** start of GIVEN INFORMATION **
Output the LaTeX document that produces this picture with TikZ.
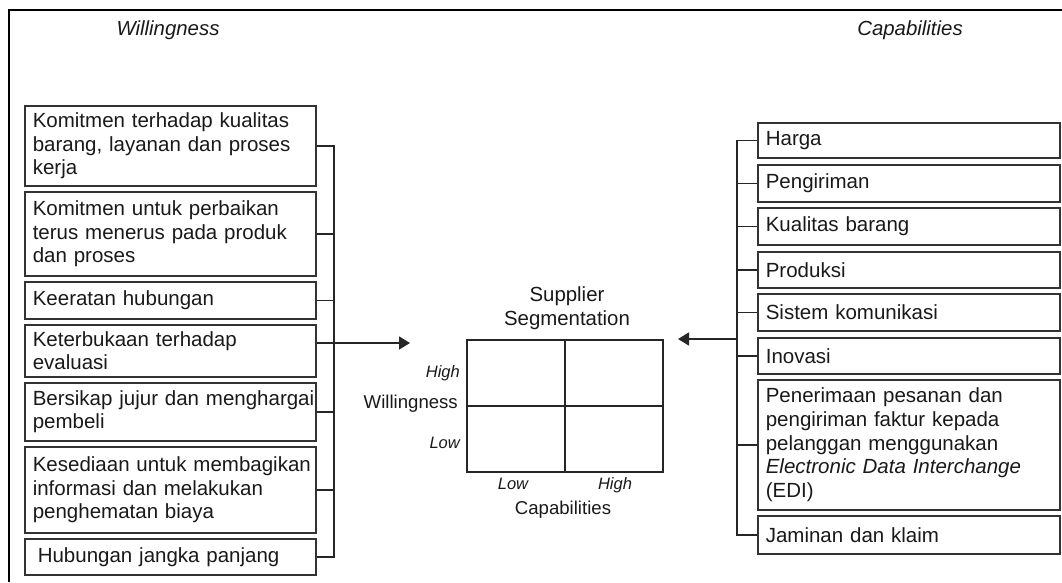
\documentclass[tikz,border=0pt]{standalone}
\usepackage{fontspec}
\setmainfont{Liberation Sans}
\usetikzlibrary{arrows.meta}

\begin{document}
\begin{tikzpicture}[x=1pt, y=-1pt,
    every node/.style={text=black!90},
    kotak/.style={draw=black!80, line width=1.6pt, anchor=north west, inner xsep=2pt, inner ysep=0pt,
        align=left, font=\fontsize{20.5}{23.6}\selectfont,
        execute at begin node={\leftskip=6pt\rightskip=-12pt plus 1fil\hyphenpenalty=10000}},
    garis/.style={draw=black!85, line width=1.5pt},
    panah/.style={draw=black!85, line width=1.5pt, -{Triangle[length=11pt,width=13pt]}},
    judul/.style={font=\fontsize{20.4}{24}\selectfont},
    sumbu/.style={font=\fontsize{18.6}{22}\selectfont},
    tingkat/.style={font=\fontsize{16.5}{20}\selectfont\itshape}]
    \useasboundingbox (0,0) rectangle (1062,582);

    % Рамка (только верх и левая сторона)
    \draw[line width=2.2pt] (9,582) -- (9,10) -- (1062,10);

    % Заголовки
    \node[judul, font=\fontsize{20.4}{24}\selectfont\itshape, anchor=base] (hw) at (168,35) {Willingness};
    \node[judul, font=\fontsize{20.4}{24}\selectfont\itshape, anchor=base] (hc) at (910,35) {Capabilities};

    % Левые блоки (willingness)
    \node[kotak, text width=287pt, minimum height=80pt] (l1) at (24,105) {Komitmen terhadap kualitas\\barang, layanan dan proses\\kerja};
    \node[kotak, text width=287pt, minimum height=84pt] (l2) at (24,191) {Komitmen untuk perbaikan\\terus menerus pada produk\\dan proses};
    \node[kotak, text width=287pt, minimum height=37pt] (l3) at (24,281) {Keeratan hubungan};
    \node[kotak, text width=287pt, minimum height=52pt] (l4) at (24,324) {Keterbukaan terhadap\\evaluasi};
    \node[kotak, text width=287pt, minimum height=58pt] (l5) at (24,382) {Bersikap jujur dan menghargai\\pembeli};
    \node[kotak, text width=287pt, minimum height=86pt] (l6) at (24,446) {Kesediaan untuk membagikan\\informasi dan melakukan\\penghematan biaya};
    \node[kotak, text width=287pt, minimum height=36pt] (l7) at (24,538) {\hspace{5pt}Hubungan jangka panjang};

    % Правые блоки (capabilities)
    \node[kotak, text width=298pt, minimum height=35pt] (r1) at (757,122) {Harga};
    \node[kotak, text width=298pt, minimum height=37pt] (r2) at (757,164) {Pengiriman};
    \node[kotak, text width=298pt, minimum height=37pt] (r3) at (757,207) {Kualitas barang};
    \node[kotak, text width=298pt, minimum height=36pt] (r4) at (757,251) {Produksi};
    \node[kotak, text width=298pt, minimum height=37pt] (r5) at (757,293) {Sistem komunikasi};
    \node[kotak, text width=298pt, minimum height=36pt] (r6) at (757,337) {Inovasi};
    \node[kotak, text width=298pt, minimum height=130pt] (r7) at (757,379) {Penerimaan pesanan dan\\pengiriman faktur kepada\\pelanggan menggunakan\\\textit{Electronic Data Interchange}\\(EDI)};
    \node[kotak, text width=298pt, minimum height=38pt] (r8) at (757,515) {Jaminan dan klaim};

    % Матрица сегментации
    \node[draw=black!85, line width=1.5pt, minimum width=196pt, minimum height=132pt, inner sep=0pt] (seg) at (565,406) {};
    \draw[garis] (seg.north) -- (seg.south);
    \draw[garis] (seg.west) -- (seg.east);
    \node[judul, align=center, anchor=south, inner sep=0pt] (jd) at (567,330) {Supplier\\Segmentation};
    \node[tingkat, anchor=base east, inner sep=0pt] (yh) at (460,377) {High};
    \node[sumbu, anchor=base east, inner sep=0pt] (yw) at (458,408) {Willingness};
    \node[tingkat, anchor=base east, inner sep=0pt] (yl) at (460,448) {Low};
    \node[tingkat, anchor=base, inner sep=0pt] (xl) at (513,489) {Low};
    \node[tingkat, anchor=base, inner sep=0pt] (xh) at (615,489) {High};
    \node[sumbu, anchor=base, inner sep=0pt] (xc) at (563,514) {Capabilities};

    % Соединения слева
    \coordinate (lbus) at (334,0);
    \coordinate (lin) at (410,343);
    \draw[garis] (l1.east) -| (lbus |- l7.east) -- (l7.east);
    \foreach \i in {2,3,5,6}
        \draw[garis] (l\i.east) -- (lbus |- l\i.east);
    \draw[garis] (l4.east |- lin) -- (lbus |- lin);
    \draw[panah] (lbus |- lin) -- (lin);

    % Соединения справа
    \coordinate (rbus) at (737,0);
    \coordinate (rin) at (678,339);
    \draw[garis] (r1.west) -| (rbus |- r8.west) -- (r8.west);
    \foreach \i in {2,...,7}
        \draw[garis] (r\i.west) -- (rbus |- r\i.west);
    \draw[panah] (rbus |- rin) -- (rin);
\end{tikzpicture}
\end{document}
** end of GIVEN INFORMATION **
**STATED TASK:** In your copy of the listing above, reproduce each line exactly and omit all pictures.

**FINAL RESULT:**
Output the LaTeX document that produces this picture with TikZ.
\documentclass[tikz,border=0pt]{standalone}
\usepackage{fontspec}
\setmainfont{Liberation Sans}
\usetikzlibrary{arrows.meta}

\begin{document}
\begin{tikzpicture}[x=1pt, y=-1pt,
    every node/.style={text=black!90},
    kotak/.style={draw=black!80, line width=1.6pt, anchor=north west, inner xsep=2pt, inner ysep=0pt,
        align=left, font=\fontsize{20.5}{23.6}\selectfont,
        execute at begin node={\leftskip=6pt\rightskip=-12pt plus 1fil\hyphenpenalty=10000}},
    garis/.style={draw=black!85, line width=1.5pt},
    panah/.style={draw=black!85, line width=1.5pt, -{Triangle[length=11pt,width=13pt]}},
    judul/.style={font=\fontsize{20.4}{24}\selectfont},
    sumbu/.style={font=\fontsize{18.6}{22}\selectfont},
    tingkat/.style={font=\fontsize{16.5}{20}\selectfont\itshape}]
    \useasboundingbox (0,0) rectangle (1062,582);

    % Рамка (только верх и левая сторона)
    \draw[line width=2.2pt] (9,582) -- (9,10) -- (1062,10);

    % Заголовки
    \node[judul, font=\fontsize{20.4}{24}\selectfont\itshape, anchor=base] (hw) at (168,35) {Willingness};
    \node[judul, font=\fontsize{20.4}{24}\selectfont\itshape, anchor=base] (hc) at (910,35) {Capabilities};

    % Левые блоки (willingness)
    \node[kotak, text width=287pt, minimum height=80pt] (l1) at (24,105) {Komitmen terhadap kualitas\\barang, layanan dan proses\\kerja};
    \node[kotak, text width=287pt, minimum height=84pt] (l2) at (24,191) {Komitmen untuk perbaikan\\terus menerus pada produk\\dan proses};
    \node[kotak, text width=287pt, minimum height=37pt] (l3) at (24,281) {Keeratan hubungan};
    \node[kotak, text width=287pt, minimum height=52pt] (l4) at (24,324) {Keterbukaan terhadap\\evaluasi};
    \node[kotak, text width=287pt, minimum height=58pt] (l5) at (24,382) {Bersikap jujur dan menghargai\\pembeli};
    \node[kotak, text width=287pt, minimum height=86pt] (l6) at (24,446) {Kesediaan untuk membagikan\\informasi dan melakukan\\penghematan biaya};
    \node[kotak, text width=287pt, minimum height=36pt] (l7) at (24,538) {\hspace{5pt}Hubungan jangka panjang};

    % Правые блоки (capabilities)
    \node[kotak, text width=298pt, minimum height=35pt] (r1) at (757,122) {Harga};
    \node[kotak, text width=298pt, minimum height=37pt] (r2) at (757,164) {Pengiriman};
    \node[kotak, text width=298pt, minimum height=37pt] (r3) at (757,207) {Kualitas barang};
    \node[kotak, text width=298pt, minimum height=36pt] (r4) at (757,251) {Produksi};
    \node[kotak, text width=298pt, minimum height=37pt] (r5) at (757,293) {Sistem komunikasi};
    \node[kotak, text width=298pt, minimum height=36pt] (r6) at (757,337) {Inovasi};
    \node[kotak, text width=298pt, minimum height=130pt] (r7) at (757,379) {Penerimaan pesanan dan\\pengiriman faktur kepada\\pelanggan menggunakan\\\textit{Electronic Data Interchange}\\(EDI)};
    \node[kotak, text width=298pt, minimum height=38pt] (r8) at (757,515) {Jaminan dan klaim};

    % Матрица сегментации
    \node[draw=black!85, line width=1.5pt, minimum width=196pt, minimum height=132pt, inner sep=0pt] (seg) at (565,406) {};
    \draw[garis] (seg.north) -- (seg.south);
    \draw[garis] (seg.west) -- (seg.east);
    \node[judul, align=center, anchor=south, inner sep=0pt] (jd) at (567,330) {Supplier\\Segmentation};
    \node[tingkat, anchor=base east, inner sep=0pt] (yh) at (460,377) {High};
    \node[sumbu, anchor=base east, inner sep=0pt] (yw) at (458,408) {Willingness};
    \node[tingkat, anchor=base east, inner sep=0pt] (yl) at (460,448) {Low};
    \node[tingkat, anchor=base, inner sep=0pt] (xl) at (513,489) {Low};
    \node[tingkat, anchor=base, inner sep=0pt] (xh) at (615,489) {High};
    \node[sumbu, anchor=base, inner sep=0pt] (xc) at (563,514) {Capabilities};

    % Соединения слева
    \coordinate (lbus) at (334,0);
    \coordinate (lin) at (410,343);
    \draw[garis] (l1.east) -| (lbus |- l7.east) -- (l7.east);
    \foreach \i in {2,3,5,6}
        \draw[garis] (l\i.east) -- (lbus |- l\i.east);
    \draw[garis] (l4.east |- lin) -- (lbus |- lin);
    \draw[panah] (lbus |- lin) -- (lin);

    % Соединения справа
    \coordinate (rbus) at (737,0);
    \coordinate (rin) at (678,339);
    \draw[garis] (r1.west) -| (rbus |- r8.west) -- (r8.west);
    \foreach \i in {2,...,7}
        \draw[garis] (r\i.west) -- (rbus |- r\i.west);
    \draw[panah] (rbus |- rin) -- (rin);
\end{tikzpicture}
\end{document}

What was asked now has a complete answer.